Что там в зале? Лёд тронулся.

— А насчёт многостаночника и спорить не о чем. — продолжил я. — До нас классиками сказано:

«Землю попашет, попишет стихи».

И ещё:

«Кто знает только химию — тот и её знает плохо».

Приняли меня тайным голосованием — при двух воздержавшихся и одном (точнее — одной) «против».

Савельич торжественно пожал руку, а кобра по имени Просто Мария этак интимно протянула: вы не подумайте что, у нас так положено, тут все свои, и тоже прошли через, вы обиду не держите и если что, великодушно простите.

Но я-то заметил её неформальное рвение:

— Бонд простит. А за Пушкина ответишь.

Слово своё я сдержу, но через два года. А сейчас надо представиться начальству.

На массивных дверях красуется монументальная вывеска:

В кабинете, кроме хозяина, — посетитель, примостившийся возле стола. Но в глаза бросился именно стол. Даже не мебель, а настоящее инженерное сооружение. Гигантские, размером со шкаф, тумбы; три компьютера и целых пять телефонов. И непонятный предмет на столе: продолговатая хрустальная шкатулка.
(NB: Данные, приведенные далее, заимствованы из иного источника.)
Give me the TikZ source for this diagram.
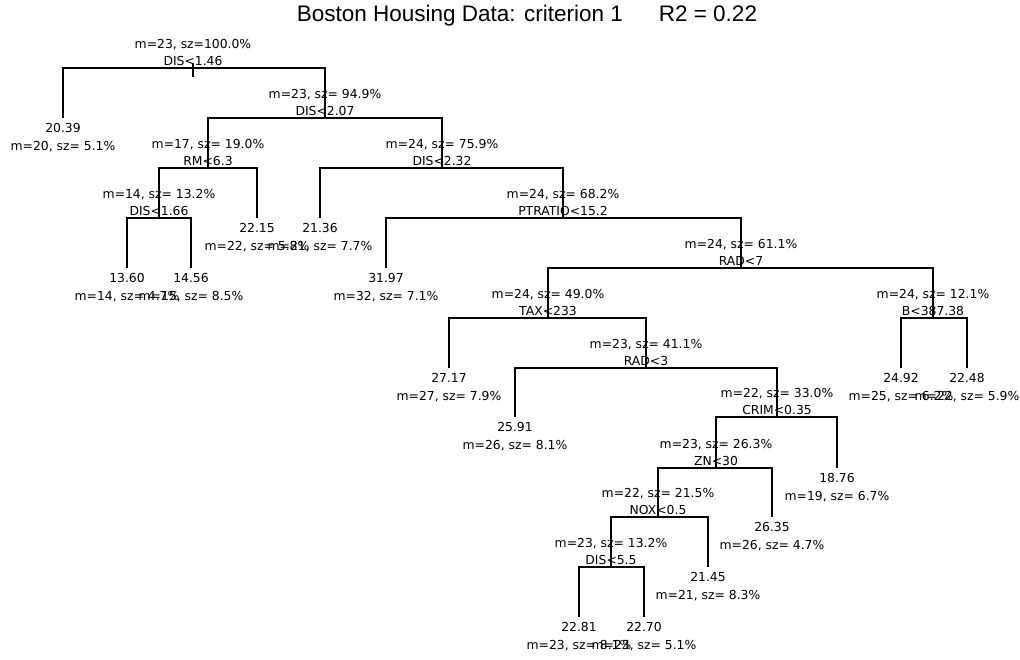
\documentclass[tikz,border=0pt]{standalone}
\usepackage{fontspec}
\setmainfont{DejaVu Sans}
\newfontfamily\titlefont{Liberation Sans}

\begin{document}
\begin{tikzpicture}[x=0.025cm,y=-0.025cm,line width=0.9pt]
    % Use a small sans-serif font for all labels
    \tikzstyle{every node}=[font=\fontsize{8.8}{12}\selectfont, inner sep=0pt]
    \tikzstyle{splitlabel}=[align=center, anchor=south, inner sep=1.5pt]

    % Fix the page to the size of the plot
    \useasboundingbox (0,0) rectangle (1020,659);

    % Title
    \node[font=\titlefont\fontsize{16}{18}\selectfont] (title) at (527,16)
        {Boston Housing Data: criterion 1\hspace{1.6em}R2 = 0.22};

    % Split points (centre of each bar)
    \coordinate (n0) at (193,68);
    \coordinate (n1) at (325,118);
    \coordinate (n2) at (208,168);
    \coordinate (n3) at (159,218);
    \coordinate (n4) at (442,168);
    \coordinate (n5) at (563,218);
    \coordinate (n6) at (741,268);
    \coordinate (n7) at (548,318);
    \coordinate (n8) at (646,368);
    \coordinate (n9) at (777,417);
    \coordinate (n10) at (716,468);
    \coordinate (n11) at (658,517);
    \coordinate (n12) at (611,567);
    \coordinate (n13) at (933,318);

    % Label the splits above their bars
    \node[splitlabel] (s0) at (n0) {m=23, sz=100.0\%\\DIS<1.46};
    \node[splitlabel] (s1) at (n1) {m=23, sz= 94.9\%\\DIS<2.07};
    \node[splitlabel] (s2) at (n2) {m=17, sz= 19.0\%\\RM<6.3};
    \node[splitlabel] (s3) at (n3) {m=14, sz= 13.2\%\\DIS<1.66};
    \node[splitlabel] (s4) at (n4) {m=24, sz= 75.9\%\\DIS<2.32};
    \node[splitlabel] (s5) at (n5) {m=24, sz= 68.2\%\\PTRATIO<15.2};
    \node[splitlabel] (s6) at (n6) {m=24, sz= 61.1\%\\RAD<7};
    \node[splitlabel] (s7) at (n7) {m=24, sz= 49.0\%\\TAX<233};
    \node[splitlabel] (s8) at (n8) {m=23, sz= 41.1\%\\RAD<3};
    \node[splitlabel] (s9) at (n9) {m=22, sz= 33.0\%\\CRIM<0.35};
    \node[splitlabel] (s10) at (n10) {m=23, sz= 26.3\%\\ZN<30};
    \node[splitlabel] (s11) at (n11) {m=22, sz= 21.5\%\\NOX<0.5};
    \node[splitlabel] (s12) at (n12) {m=23, sz= 13.2\%\\DIS<5.5};
    \node[splitlabel] (s13) at (n13) {m=24, sz= 12.1\%\\B<387.38};

    % Leaves: tip of the branch, mean below it, then size
    \foreach \n/\x/\y/\v/\s in {
        1/63/118/20.39/{m=20, sz= 5.1\%},
        2/127/268/13.60/{m=14, sz= 4.7\%},
        3/191/268/14.56/{m=15, sz= 8.5\%},
        4/257/218/22.15/{m=22, sz= 5.8\%},
        5/320/218/21.36/{m=21, sz= 7.7\%},
        6/386/268/31.97/{m=32, sz= 7.1\%},
        7/449/368/27.17/{m=27, sz= 7.9\%},
        8/515/417/25.91/{m=26, sz= 8.1\%},
        9/579/617/22.81/{m=23, sz= 8.1\%},
        10/644/617/22.70/{m=23, sz= 5.1\%},
        11/708/567/21.45/{m=21, sz= 8.3\%},
        12/772/517/26.35/{m=26, sz= 4.7\%},
        13/837/468/18.76/{m=19, sz= 6.7\%},
        14/901/368/24.92/{m=25, sz= 6.2\%},
        15/967/368/22.48/{m=22, sz= 5.9\%}} {
        \coordinate (t\n) at (\x,\y);
        \node (v\n) at (\x,\y+10) {\v};
        \node (z\n) at (\x,\y+29) {\s};
    }

    % Stem through the root
    \coordinate (stemtop) at (193,63);
    \coordinate (stembot) at (193,77);
    \draw (stemtop) -- (stembot);

    % Draw the branches: down from each bar to its two children
    \draw (t1) |- (n0) -| (n1);
    \draw (n2) |- (n1) -| (n4);
    \draw (n3) |- (n2) -| (t4);
    \draw (t2) |- (n3) -| (t3);
    \draw (t5) |- (n4) -| (n5);
    \draw (t6) |- (n5) -| (n6);
    \draw (n7) |- (n6) -| (n13);
    \draw (t7) |- (n7) -| (n8);
    \draw (t8) |- (n8) -| (n9);
    \draw (n10) |- (n9) -| (t13);
    \draw (n11) |- (n10) -| (t12);
    \draw (n12) |- (n11) -| (t11);
    \draw (t9) |- (n12) -| (t10);
    \draw (t14) |- (n13) -| (t15);

\end{tikzpicture}
\end{document}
Стены — целая портретная галерея; взгляд зацепила сладкая парочка народных академиков: Лысенко и Фоменко.

Вольдемар Модестович соответствовал огромному креслу, в котором восседал: грузная фигура с большой круглой головой, увенчанной лысиной. В первые годы советской власти похоже изображали буржуинов-кровопивцев и кулаков-мироедов.

Бывает так: встретишь человека — и как искра между вами. А сейчас наоборот: трескучий лёд, отталкивание.

Столоначальник, вперив в меня руководящий взор и не отрывая зада от кресла, протянул руку — ладонью вниз. При таком рукопожатии его кисть окажется сверху — и тем самым я признал бы свой более низкий статус. А вот фиг тебе — пятерню я протянул нормально, ребром ладони вниз.

Однако и Вольдемар оказался не лыком шит: моей руки он словно не заметил, а собственный жест раскрыл как приглашение присесть. Я занял стул по соседству с незнакомцем. Рассмотреть его не успел, потому как Вольдемар сразу начал вещать — внушительно и неспешно. «Надо идти в ногу с прогрессом», «Общность рабочей обстановки» — и так далее, и тому подобное.

Из полудрёмы вывели прозрачные намёки: «Конечно, следует учитывать уровень провинциалов»; «Каким-то образом к нам попадают люди, минуя общепринятые традиции, и надо порешать, как надлежит на это реагировать». Он бухтел и бухтел, изредка скашивая взгляд влево и вниз, под крышку стола.

Интересные бывают лысины. Многим мужчинам, особенно интеллигентным, даже идут, придают обаяния. А бывают плешаки — так бы и треснул. А ещё такая болезнь существует: вербодиарея. Словесный понос, если дословно.

Наконец начальство подустало, и мне удалось вклиниться:

— Феноменально! Вольдемар Модестович, вы не представляете, как я рад попаданию в Академию и личному знакомству с вами. Жаль, не успел записать ваши слова. Но впечатление… Словно вывалили кучу… — тут я сделал едва заметную паузу… — жемчуга на чёрный бархат.